Tuesday, November 13, 2012

Unlucky Break

The best-laid plans gang aft agley, the immortal Burns counsels. So it would seem. In our last dispatch I allowed as how we'd be happy for a while to limit peregrinations to the near horizon -- only as far as hiking boots or bicycles allow. Suddenly even that became overly ambitious. Last week a slippery rock undid my Jan: while birding at Cattle Point she went, as country folk used to say, ass over tea kettle, landed on her right shoulder and fractured both ends of the shoulder joint. How quickly and radically things can change. Instead of a pleasant day in the great outdoors we went to our local ER and saw first-hand how the demands on the health care system are affecting wait times. After many hours we left with Jan shackled in an immobilizer to keep the shoulder in place.
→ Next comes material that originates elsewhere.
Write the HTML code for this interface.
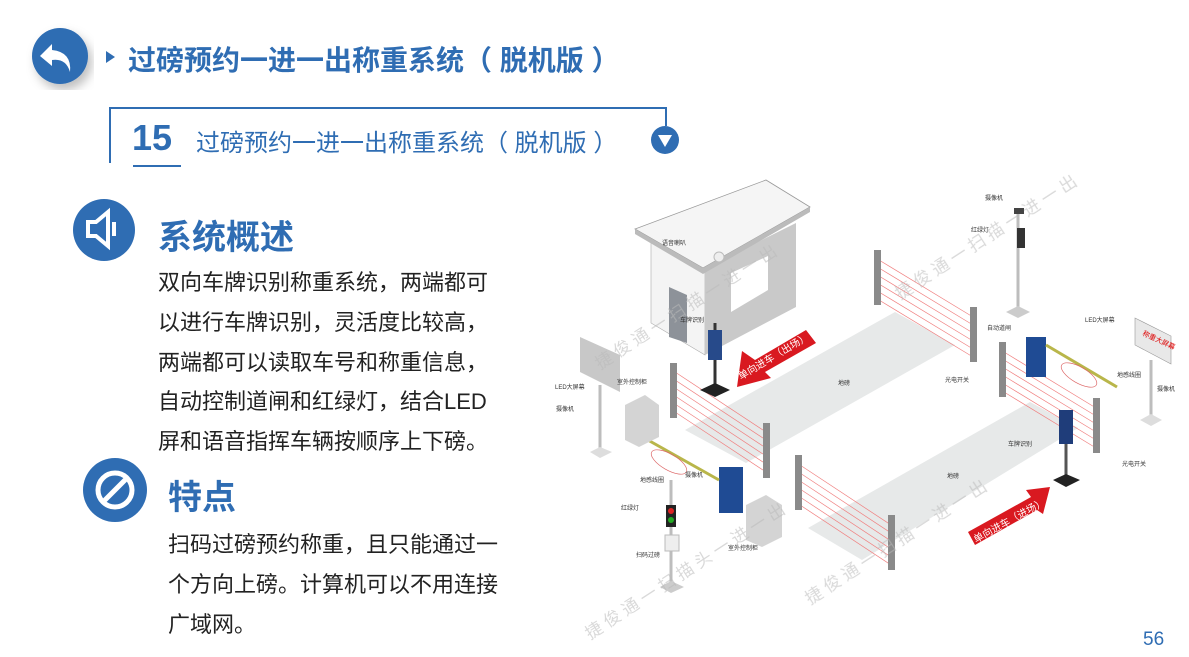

There will be no bike rides and no Sooke Hill hikes for weeks to come. Not to mention no quilting, no guitar-playing and -- in case it isn't obvious already -- no cooking, no kitchen magic. I am suddenly thrust into an unfamiliar role of everyday cook around the James Bay shack. If that sounds like bad news, the good news is that I have embraced the catastrophe whole-heartedly and with good attitude. Cooking turns out to be fun and so perhaps I oughtn't be surprised that a measure of success is fun's companion. Sure, I sometimes forget to turn a burner off, or spill the pasta, or overcook the breakfast eggs, but mostly it turns out I can be competent in the use of oven and range.

Various activities are available to the one-armed: take a walk on even ground, read, attend a Remembrance Day parade, ponder US election returns. Americans are not of one mind in the matter but a week ago we joined in the rejoicing heard in the rest of the world that Obama managed to persuade a majority of voters that he is a better option than a guy who doesn't give a damn about 47 per cent of his fellow citizens.

It will likely take four to six weeks before Jan's shoulder is sufficiently healed to go back into action. Yes, we miss the hiking and biking, but all is not lost. Despite what got us into trouble in the first place we have rediscovered the joy of attentive birding. You can hold a binocular in one hand, and birding tends to be mostly benign provided you mind where you step and avoid slippery rocks. Pal Mary has joined us for a couple of outings. We've even managed to find rarities: a short-eared owl flying past the end of the Ogden Point breakwater, a swamp sparrow skulking among the brushy margins of Maber Flats.

I expect that her present restrictions are likely to make my better half a tad cranky before the bones are healed and the immobilizer comes off but if I should occasionally burn the vegetables at least I don't have to fear Jan's fearsome right hook.